Identify each line below that contains the word "chart", and copy it out.

— Start of DATA BLOCK —

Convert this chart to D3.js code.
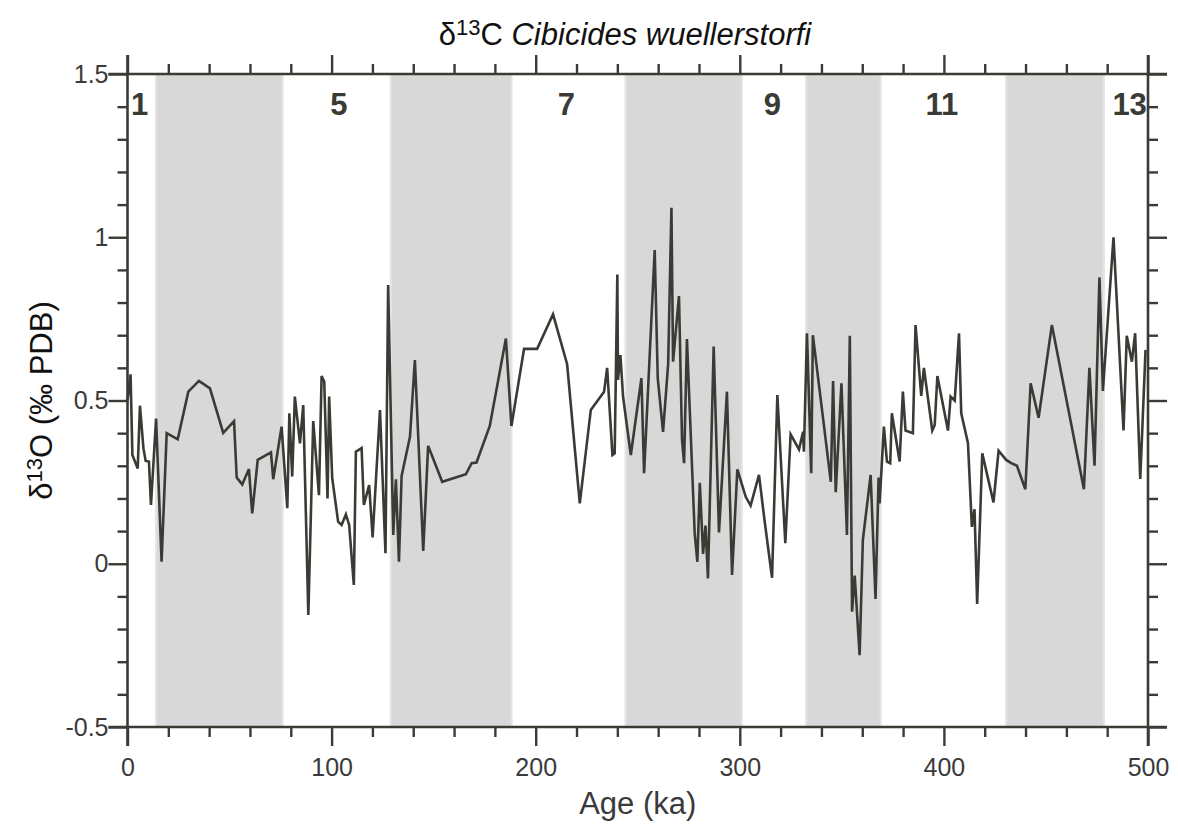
<!DOCTYPE html>
<html>
<head>
<meta charset="utf-8">
<script src="https://cdn.jsdelivr.net/npm/d3@7"></script>
<style>
  body { margin: 0; background: #fff; }
  svg { display: block; font-family: "Liberation Sans", Arial, Helvetica, sans-serif; }
</style>
</head>
<body>
<div id="chart"></div>
<script>
// Age (ka) and d13C values
const ages = [0, 1.5, 2.4, 5, 6.1, 7.8, 8.9, 10.5, 11.5, 14, 16.7, 19.2, 24.6, 29.8, 35, 40.4, 46.9, 52.2, 53.5, 56.2,
  59.5, 61.1, 63.8, 70.3, 71.4, 75.5, 78.3, 79.3, 80.7, 82, 84.5, 86.1, 88.6, 91, 93.8, 95.1, 96.4, 98, 98.8, 100.3,
  103.2, 104.9, 107, 108.6, 110.9, 111.9, 114.7, 115.8, 118.4, 120.1, 123.7, 126.4, 127.7, 130.2, 131.5, 133, 134.3, 138.4, 140.8, 144.9,
  147.3, 154.2, 165.8, 168.6, 171, 177.5, 185.4, 188.1, 194.3, 200.7, 208.5, 215.4, 221.6, 227, 233.5, 235, 237.6, 238.7, 240, 240.3,
  241.5, 242.8, 246.6, 251.8, 253.1, 258.3, 259.8, 262.4, 264.9, 266.5, 267.3, 270.2, 271.7, 272.7, 274.1, 277.9, 279.2, 280.4, 282, 283.2,
  284.4, 287.2, 289.8, 293.7, 296.2, 298.8, 302.9, 305.3, 309.4, 312.2, 315.8, 318.4, 322.3, 324.9, 329, 331, 331.4, 332.9, 335, 335.8,
  344.6, 345.7, 347, 349.8, 352.5, 353.9, 355, 356.3, 358.7, 360.3, 364.1, 366.5, 368, 368.5, 370.6, 372.1, 373.7, 374.5, 378.3, 379.9,
  381.2, 384.8, 386.1, 388.9, 390.2, 394.3, 395.5, 396.8, 402, 403.3, 405.3, 407.4, 408.5, 411.8, 413.7, 415, 416.3, 418.8, 424.3, 426.8,
  430.5, 433, 435.8, 439.9, 442.5, 446.4, 452.9, 468.6, 471.3, 473.8, 476.2, 477.9, 483.1, 488, 489.6, 492.1, 493.7, 496.2, 498.8];
const d13C = [0.50, 0.58, 0.333, 0.292, 0.484, 0.354, 0.315, 0.313, 0.18, 0.445, 0.006, 0.40, 0.381, 0.527, 0.56, 0.537, 0.401, 0.437, 0.264, 0.243,
  0.29, 0.154, 0.318, 0.341, 0.259, 0.42, 0.17, 0.461, 0.267, 0.512, 0.369, 0.486, -0.157, 0.437, 0.21, 0.575, 0.558, 0.20, 0.512, 0.262,
  0.129, 0.119, 0.151, 0.119, -0.065, 0.343, 0.354, 0.18, 0.241, 0.081, 0.471, 0.032, 0.854, 0.088, 0.259, 0.006, 0.269, 0.389, 0.624, 0.039,
  0.361, 0.251, 0.274, 0.308, 0.31, 0.422, 0.69, 0.422, 0.658, 0.658, 0.764, 0.611, 0.185, 0.471, 0.527, 0.60, 0.333, 0.338, 0.886, 0.563,
  0.639, 0.512, 0.333, 0.568, 0.277, 0.961, 0.568, 0.404, 0.612, 1.09, 0.619, 0.82, 0.379, 0.308, 0.688, 0.093, 0.006, 0.248, 0.03, 0.117,
  -0.045, 0.665, 0.096, 0.527, -0.034, 0.289, 0.205, 0.178, 0.272, 0.129, -0.043, 0.517, 0.063, 0.396, 0.35, 0.404, 0.343, 0.706, 0.277, 0.70,
  0.251, 0.56, 0.219, 0.553, 0.088, 0.698, -0.147, -0.036, -0.28, 0.073, 0.272, -0.108, 0.264, 0.185, 0.42, 0.313, 0.308, 0.461, 0.313, 0.527,
  0.408, 0.40, 0.731, 0.514, 0.60, 0.408, 0.425, 0.575, 0.408, 0.512, 0.50, 0.706, 0.461, 0.369, 0.113, 0.167, -0.123, 0.338, 0.188, 0.346,
  0.318, 0.308, 0.30, 0.228, 0.553, 0.447, 0.731, 0.228, 0.60, 0.30, 0.877, 0.529, 1.0, 0.408, 0.698, 0.619, 0.706, 0.26, 0.655];

// Glacial stages (shaded) and interglacial stage numbers
const bandStart = [14, 129, 244, 332.5, 430.5];
const bandEnd = [76, 188.2, 301, 369, 478.4];
const stageLabels = ["1", "5", "7", "9", "11", "13"];
const stageAges = [6, 103.6, 215, 316, 399, 491];

const xTicks = [0, 100, 200, 300, 400, 500];
const yTicks = [-0.5, 0, 0.5, 1, 1.5];

const width = 1178, height = 837;
const margin = { left: 127.5, right: 30, top: 74, bottom: 110 };
const ink = "#3b3b36";

const svg = d3.select("#chart").append("svg")
  .attr("width", width)
  .attr("height", height);

const x = d3.scaleLinear().domain([0, 500]).range([margin.left, width - margin.right]);
const y = d3.scaleLinear().domain([-0.5, 1.5]).range([height - margin.bottom, margin.top]);

const x0 = x.range()[0], x1 = x.range()[1];
const y0 = y.range()[0], y1 = y.range()[1];

// Shaded bands
svg.append("g")
  .selectAll("rect")
  .data(bandStart.map((s, i) => [s, bandEnd[i]]))
  .join("rect")
  .attr("x", d => x(d[0]))
  .attr("y", y1)
  .attr("width", d => x(d[1]) - x(d[0]))
  .attr("height", y0 - y1)
  .attr("fill", "#d8d8d8")
  .attr("stroke", "#e4e4e4")
  .attr("stroke-width", 2);

// Stage numbers
svg.append("g")
  .selectAll("text")
  .data(stageLabels)
  .join("text")
  .attr("x", (d, i) => x(stageAges[i]))
  .attr("y", y1 + 41)
  .attr("text-anchor", "middle")
  .attr("font-size", 31)
  .attr("font-weight", "bold")
  .attr("fill", ink)
  .text(d => d);

// Data line
const line = d3.line()
  .x((d, i) => x(ages[i]))
  .y(d => y(d));

svg.append("path")
  .datum(d13C)
  .attr("fill", "none")
  .attr("stroke", ink)
  .attr("stroke-width", 2.6)
  .attr("d", line);

// Axes: major + minor ticks, all pointing outward
const major = 19, minor = 10;
const minorX = d3.range(0, 501, 20).filter(v => v % 100 !== 0);
const minorY = d3.range(-5, 16).map(v => v / 10).filter(v => Math.abs(v * 2 - Math.round(v * 2)) > 1e-6);

function styleAxis(g) {
  g.select(".domain").remove();
  g.selectAll(".tick line").attr("stroke", ink).attr("stroke-width", 2.4);
  g.selectAll(".tick text").attr("fill", "#3a3a3a").attr("font-size", 25)
    .attr("font-family", "Liberation Sans, Arial, Helvetica, sans-serif");
}

svg.append("g").attr("transform", `translate(0,${y0})`)
  .call(d3.axisBottom(x).tickValues(xTicks).tickSize(major).tickPadding(12).tickFormat(d3.format("d")))
  .call(styleAxis);
svg.append("g").attr("transform", `translate(0,${y0})`)
  .call(d3.axisBottom(x).tickValues(minorX).tickSize(minor).tickFormat(""))
  .call(styleAxis);
svg.append("g").attr("transform", `translate(0,${y1})`)
  .call(d3.axisTop(x).tickValues(xTicks).tickSize(major).tickFormat(""))
  .call(styleAxis);
svg.append("g").attr("transform", `translate(0,${y1})`)
  .call(d3.axisTop(x).tickValues(minorX).tickSize(minor).tickFormat(""))
  .call(styleAxis);

svg.append("g").attr("transform", `translate(${x0},0)`)
  .call(d3.axisLeft(y).tickValues(yTicks).tickSize(major).tickPadding(0).tickFormat(d => String(d)))
  .call(styleAxis);
svg.append("g").attr("transform", `translate(${x0},0)`)
  .call(d3.axisLeft(y).tickValues(minorY).tickSize(minor).tickFormat(""))
  .call(styleAxis);
svg.append("g").attr("transform", `translate(${x1},0)`)
  .call(d3.axisRight(y).tickValues(yTicks).tickSize(major).tickFormat(""))
  .call(styleAxis);
svg.append("g").attr("transform", `translate(${x1},0)`)
  .call(d3.axisRight(y).tickValues(minorY).tickSize(minor).tickFormat(""))
  .call(styleAxis);

// Frame lines, extended by the tick length like the original
const frame = svg.append("g").attr("stroke", ink).attr("stroke-width", 2.6);
frame.append("line").attr("x1", x0 - major).attr("x2", x1 + major).attr("y1", y0).attr("y2", y0);
frame.append("line").attr("x1", x0 - major).attr("x2", x1 + major).attr("y1", y1).attr("y2", y1);
frame.append("line").attr("x1", x0).attr("x2", x0).attr("y1", y1 - major).attr("y2", y0 + major);
frame.append("line").attr("x1", x1).attr("x2", x1).attr("y1", y1 - major).attr("y2", y0 + major);

// Title
const title = svg.append("text")
  .attr("x", 625)
  .attr("y", 45)
  .attr("text-anchor", "middle")
  .attr("font-size", 31)
  .attr("fill", "#111");
title.append("tspan").text("δ");
title.append("tspan").attr("dy", -10).attr("font-size", 22).text("13");
title.append("tspan").attr("dy", 10).text("C ");
title.append("tspan").attr("font-style", "italic").text("Cibicides wuellerstorfi");

// Axis titles
svg.append("text")
  .attr("x", (x0 + x1) / 2)
  .attr("y", 814)
  .attr("text-anchor", "middle")
  .attr("font-size", 31)
  .attr("fill", "#3a3a3a")
  .text("Age (ka)");

const yTitle = svg.append("text")
  .attr("transform", `translate(52,${(y0 + y1) / 2}) rotate(-90)`)
  .attr("text-anchor", "middle")
  .attr("font-size", 31)
  .attr("fill", "#111");
yTitle.append("tspan").text("δ");
yTitle.append("tspan").attr("dy", -10).attr("font-size", 22).text("13");
yTitle.append("tspan").attr("dy", 10).text("O (‰ PDB)");
</script>
</body>
</html>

— End of DATA BLOCK —

EXERCISE OUTPUT:
Convert this chart to D3.js code.
<div id="chart"></div>
const svg = d3.select("#chart").append("svg")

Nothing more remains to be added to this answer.